BEGIN Dataset entries

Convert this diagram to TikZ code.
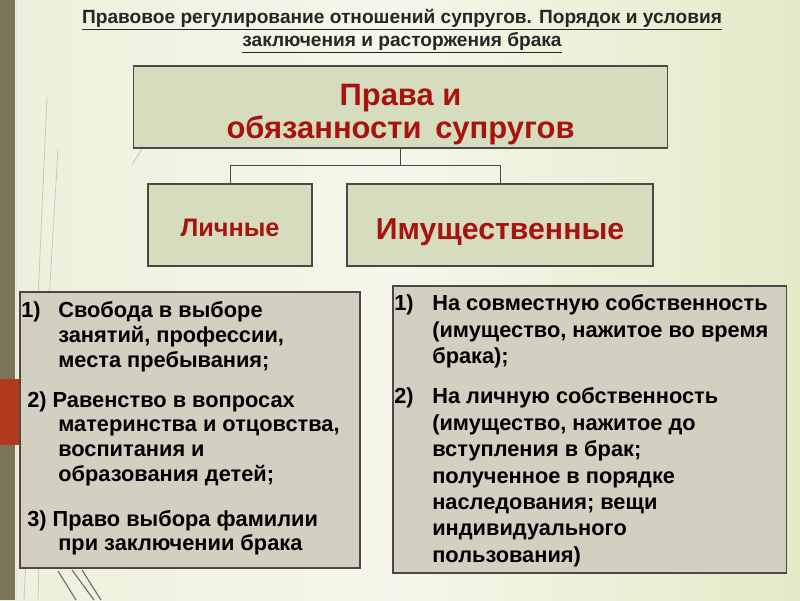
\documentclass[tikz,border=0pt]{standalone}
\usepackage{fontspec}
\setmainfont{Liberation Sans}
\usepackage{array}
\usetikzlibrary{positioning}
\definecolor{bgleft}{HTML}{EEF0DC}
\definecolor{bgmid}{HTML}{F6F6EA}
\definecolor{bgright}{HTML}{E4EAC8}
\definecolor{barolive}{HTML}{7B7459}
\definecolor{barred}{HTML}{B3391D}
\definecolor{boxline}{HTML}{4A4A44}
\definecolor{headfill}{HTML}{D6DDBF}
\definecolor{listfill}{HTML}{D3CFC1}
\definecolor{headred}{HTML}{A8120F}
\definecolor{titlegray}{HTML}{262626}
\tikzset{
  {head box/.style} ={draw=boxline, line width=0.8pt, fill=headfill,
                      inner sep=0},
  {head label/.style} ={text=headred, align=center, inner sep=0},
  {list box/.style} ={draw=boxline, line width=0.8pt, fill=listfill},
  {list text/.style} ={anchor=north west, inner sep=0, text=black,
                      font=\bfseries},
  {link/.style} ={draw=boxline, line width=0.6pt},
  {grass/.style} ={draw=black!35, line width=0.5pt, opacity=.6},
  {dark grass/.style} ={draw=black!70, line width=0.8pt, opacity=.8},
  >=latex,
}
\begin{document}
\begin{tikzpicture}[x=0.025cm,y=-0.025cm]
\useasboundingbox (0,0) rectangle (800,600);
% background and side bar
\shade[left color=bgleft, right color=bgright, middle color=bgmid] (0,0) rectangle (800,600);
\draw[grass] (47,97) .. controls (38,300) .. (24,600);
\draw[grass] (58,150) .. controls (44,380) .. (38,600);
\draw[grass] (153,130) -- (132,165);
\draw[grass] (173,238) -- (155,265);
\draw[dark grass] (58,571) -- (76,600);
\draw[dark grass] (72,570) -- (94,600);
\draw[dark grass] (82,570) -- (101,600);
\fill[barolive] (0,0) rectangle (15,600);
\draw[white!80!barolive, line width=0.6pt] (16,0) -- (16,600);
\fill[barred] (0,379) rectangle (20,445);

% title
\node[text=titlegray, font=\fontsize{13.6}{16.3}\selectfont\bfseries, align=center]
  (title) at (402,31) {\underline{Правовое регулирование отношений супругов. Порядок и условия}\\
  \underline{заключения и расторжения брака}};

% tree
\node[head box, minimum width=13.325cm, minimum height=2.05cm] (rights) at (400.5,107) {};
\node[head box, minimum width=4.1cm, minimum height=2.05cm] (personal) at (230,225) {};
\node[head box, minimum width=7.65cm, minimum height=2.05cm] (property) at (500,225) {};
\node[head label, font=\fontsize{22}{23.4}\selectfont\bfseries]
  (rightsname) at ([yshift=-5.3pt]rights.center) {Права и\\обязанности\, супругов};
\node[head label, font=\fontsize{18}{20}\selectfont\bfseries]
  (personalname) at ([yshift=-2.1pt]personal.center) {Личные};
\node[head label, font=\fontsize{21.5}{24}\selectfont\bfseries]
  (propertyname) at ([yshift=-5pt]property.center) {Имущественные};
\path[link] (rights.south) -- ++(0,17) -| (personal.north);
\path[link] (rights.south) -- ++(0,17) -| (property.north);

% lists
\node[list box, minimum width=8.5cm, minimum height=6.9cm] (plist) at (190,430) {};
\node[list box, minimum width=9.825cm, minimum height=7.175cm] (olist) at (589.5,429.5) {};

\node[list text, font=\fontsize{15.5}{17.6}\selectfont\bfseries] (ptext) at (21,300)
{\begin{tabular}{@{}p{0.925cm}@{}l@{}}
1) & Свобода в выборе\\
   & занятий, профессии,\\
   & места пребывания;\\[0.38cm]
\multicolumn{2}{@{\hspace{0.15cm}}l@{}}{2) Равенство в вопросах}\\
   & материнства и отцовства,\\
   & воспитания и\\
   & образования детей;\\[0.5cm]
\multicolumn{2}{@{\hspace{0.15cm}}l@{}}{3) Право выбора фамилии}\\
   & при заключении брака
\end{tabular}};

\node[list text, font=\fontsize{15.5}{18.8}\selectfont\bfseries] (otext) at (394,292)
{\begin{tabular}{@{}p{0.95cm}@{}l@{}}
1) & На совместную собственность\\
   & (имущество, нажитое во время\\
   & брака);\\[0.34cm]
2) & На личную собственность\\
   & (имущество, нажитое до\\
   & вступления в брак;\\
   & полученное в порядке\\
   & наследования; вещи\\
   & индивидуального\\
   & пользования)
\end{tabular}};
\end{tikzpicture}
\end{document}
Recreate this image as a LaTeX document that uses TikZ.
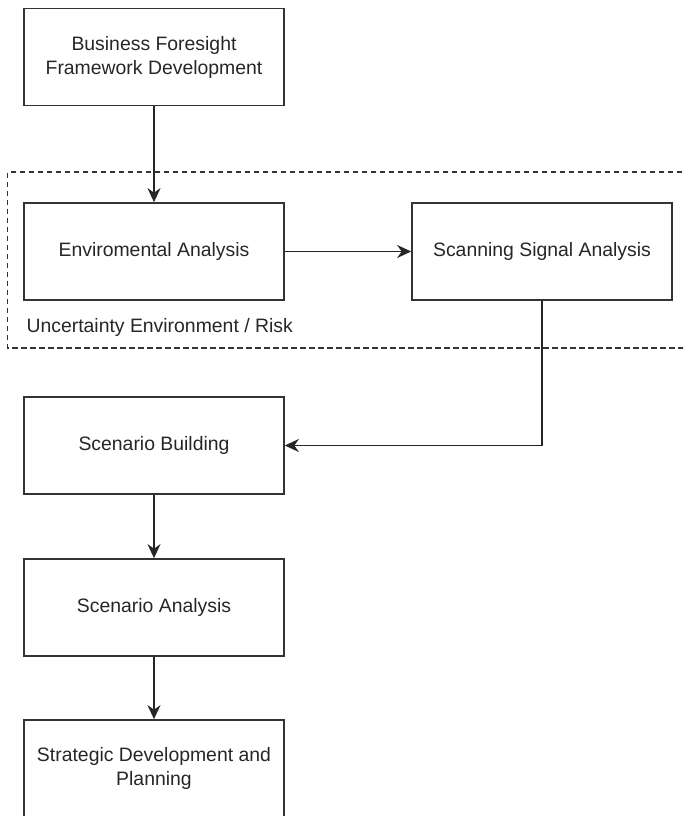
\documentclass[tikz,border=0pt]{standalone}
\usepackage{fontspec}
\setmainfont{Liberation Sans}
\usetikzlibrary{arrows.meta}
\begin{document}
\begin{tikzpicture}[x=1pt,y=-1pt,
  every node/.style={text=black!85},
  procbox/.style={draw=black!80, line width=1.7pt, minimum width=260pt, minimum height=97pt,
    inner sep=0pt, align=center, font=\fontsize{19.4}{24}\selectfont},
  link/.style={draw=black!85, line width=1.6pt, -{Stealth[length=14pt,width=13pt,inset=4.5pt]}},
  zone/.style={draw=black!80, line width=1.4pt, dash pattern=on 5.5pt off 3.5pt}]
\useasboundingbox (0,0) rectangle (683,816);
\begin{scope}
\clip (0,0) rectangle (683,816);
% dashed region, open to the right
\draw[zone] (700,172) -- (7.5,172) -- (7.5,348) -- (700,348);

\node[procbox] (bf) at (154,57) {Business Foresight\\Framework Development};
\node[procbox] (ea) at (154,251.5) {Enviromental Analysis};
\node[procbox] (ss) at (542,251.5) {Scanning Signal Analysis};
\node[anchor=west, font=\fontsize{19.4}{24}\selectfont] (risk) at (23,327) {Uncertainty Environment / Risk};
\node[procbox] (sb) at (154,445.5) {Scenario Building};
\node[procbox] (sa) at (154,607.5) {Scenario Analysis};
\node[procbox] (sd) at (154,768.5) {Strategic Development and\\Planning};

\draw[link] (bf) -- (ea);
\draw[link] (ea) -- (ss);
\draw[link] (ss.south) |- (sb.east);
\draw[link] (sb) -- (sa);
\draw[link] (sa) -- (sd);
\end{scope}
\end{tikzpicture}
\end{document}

END Dataset entries

### Exercise brief
Every record above should be transcribed exactly; the pictures stay out of the copy.

### Full output
Convert this diagram to TikZ code.
\documentclass[tikz,border=0pt]{standalone}
\usepackage{fontspec}
\setmainfont{Liberation Sans}
\usepackage{array}
\usetikzlibrary{positioning}
\definecolor{bgleft}{HTML}{EEF0DC}
\definecolor{bgmid}{HTML}{F6F6EA}
\definecolor{bgright}{HTML}{E4EAC8}
\definecolor{barolive}{HTML}{7B7459}
\definecolor{barred}{HTML}{B3391D}
\definecolor{boxline}{HTML}{4A4A44}
\definecolor{headfill}{HTML}{D6DDBF}
\definecolor{listfill}{HTML}{D3CFC1}
\definecolor{headred}{HTML}{A8120F}
\definecolor{titlegray}{HTML}{262626}
\tikzset{
  {head box/.style} ={draw=boxline, line width=0.8pt, fill=headfill,
                      inner sep=0},
  {head label/.style} ={text=headred, align=center, inner sep=0},
  {list box/.style} ={draw=boxline, line width=0.8pt, fill=listfill},
  {list text/.style} ={anchor=north west, inner sep=0, text=black,
                      font=\bfseries},
  {link/.style} ={draw=boxline, line width=0.6pt},
  {grass/.style} ={draw=black!35, line width=0.5pt, opacity=.6},
  {dark grass/.style} ={draw=black!70, line width=0.8pt, opacity=.8},
  >=latex,
}
\begin{document}
\begin{tikzpicture}[x=0.025cm,y=-0.025cm]
\useasboundingbox (0,0) rectangle (800,600);
% background and side bar
\shade[left color=bgleft, right color=bgright, middle color=bgmid] (0,0) rectangle (800,600);
\draw[grass] (47,97) .. controls (38,300) .. (24,600);
\draw[grass] (58,150) .. controls (44,380) .. (38,600);
\draw[grass] (153,130) -- (132,165);
\draw[grass] (173,238) -- (155,265);
\draw[dark grass] (58,571) -- (76,600);
\draw[dark grass] (72,570) -- (94,600);
\draw[dark grass] (82,570) -- (101,600);
\fill[barolive] (0,0) rectangle (15,600);
\draw[white!80!barolive, line width=0.6pt] (16,0) -- (16,600);
\fill[barred] (0,379) rectangle (20,445);

% title
\node[text=titlegray, font=\fontsize{13.6}{16.3}\selectfont\bfseries, align=center]
  (title) at (402,31) {\underline{Правовое регулирование отношений супругов. Порядок и условия}\\
  \underline{заключения и расторжения брака}};

% tree
\node[head box, minimum width=13.325cm, minimum height=2.05cm] (rights) at (400.5,107) {};
\node[head box, minimum width=4.1cm, minimum height=2.05cm] (personal) at (230,225) {};
\node[head box, minimum width=7.65cm, minimum height=2.05cm] (property) at (500,225) {};
\node[head label, font=\fontsize{22}{23.4}\selectfont\bfseries]
  (rightsname) at ([yshift=-5.3pt]rights.center) {Права и\\обязанности\, супругов};
\node[head label, font=\fontsize{18}{20}\selectfont\bfseries]
  (personalname) at ([yshift=-2.1pt]personal.center) {Личные};
\node[head label, font=\fontsize{21.5}{24}\selectfont\bfseries]
  (propertyname) at ([yshift=-5pt]property.center) {Имущественные};
\path[link] (rights.south) -- ++(0,17) -| (personal.north);
\path[link] (rights.south) -- ++(0,17) -| (property.north);

% lists
\node[list box, minimum width=8.5cm, minimum height=6.9cm] (plist) at (190,430) {};
\node[list box, minimum width=9.825cm, minimum height=7.175cm] (olist) at (589.5,429.5) {};

\node[list text, font=\fontsize{15.5}{17.6}\selectfont\bfseries] (ptext) at (21,300)
{\begin{tabular}{@{}p{0.925cm}@{}l@{}}
1) & Свобода в выборе\\
   & занятий, профессии,\\
   & места пребывания;\\[0.38cm]
\multicolumn{2}{@{\hspace{0.15cm}}l@{}}{2) Равенство в вопросах}\\
   & материнства и отцовства,\\
   & воспитания и\\
   & образования детей;\\[0.5cm]
\multicolumn{2}{@{\hspace{0.15cm}}l@{}}{3) Право выбора фамилии}\\
   & при заключении брака
\end{tabular}};

\node[list text, font=\fontsize{15.5}{18.8}\selectfont\bfseries] (otext) at (394,292)
{\begin{tabular}{@{}p{0.95cm}@{}l@{}}
1) & На совместную собственность\\
   & (имущество, нажитое во время\\
   & брака);\\[0.34cm]
2) & На личную собственность\\
   & (имущество, нажитое до\\
   & вступления в брак;\\
   & полученное в порядке\\
   & наследования; вещи\\
   & индивидуального\\
   & пользования)
\end{tabular}};
\end{tikzpicture}
\end{document}
Recreate this image as a LaTeX document that uses TikZ.
\documentclass[tikz,border=0pt]{standalone}
\usepackage{fontspec}
\setmainfont{Liberation Sans}
\usetikzlibrary{arrows.meta}
\begin{document}
\begin{tikzpicture}[x=1pt,y=-1pt,
  every node/.style={text=black!85},
  procbox/.style={draw=black!80, line width=1.7pt, minimum width=260pt, minimum height=97pt,
    inner sep=0pt, align=center, font=\fontsize{19.4}{24}\selectfont},
  link/.style={draw=black!85, line width=1.6pt, -{Stealth[length=14pt,width=13pt,inset=4.5pt]}},
  zone/.style={draw=black!80, line width=1.4pt, dash pattern=on 5.5pt off 3.5pt}]
\useasboundingbox (0,0) rectangle (683,816);
\begin{scope}
\clip (0,0) rectangle (683,816);
% dashed region, open to the right
\draw[zone] (700,172) -- (7.5,172) -- (7.5,348) -- (700,348);

\node[procbox] (bf) at (154,57) {Business Foresight\\Framework Development};
\node[procbox] (ea) at (154,251.5) {Enviromental Analysis};
\node[procbox] (ss) at (542,251.5) {Scanning Signal Analysis};
\node[anchor=west, font=\fontsize{19.4}{24}\selectfont] (risk) at (23,327) {Uncertainty Environment / Risk};
\node[procbox] (sb) at (154,445.5) {Scenario Building};
\node[procbox] (sa) at (154,607.5) {Scenario Analysis};
\node[procbox] (sd) at (154,768.5) {Strategic Development and\\Planning};

\draw[link] (bf) -- (ea);
\draw[link] (ea) -- (ss);
\draw[link] (ss.south) |- (sb.east);
\draw[link] (sb) -- (sa);
\draw[link] (sa) -- (sd);
\end{scope}
\end{tikzpicture}
\end{document}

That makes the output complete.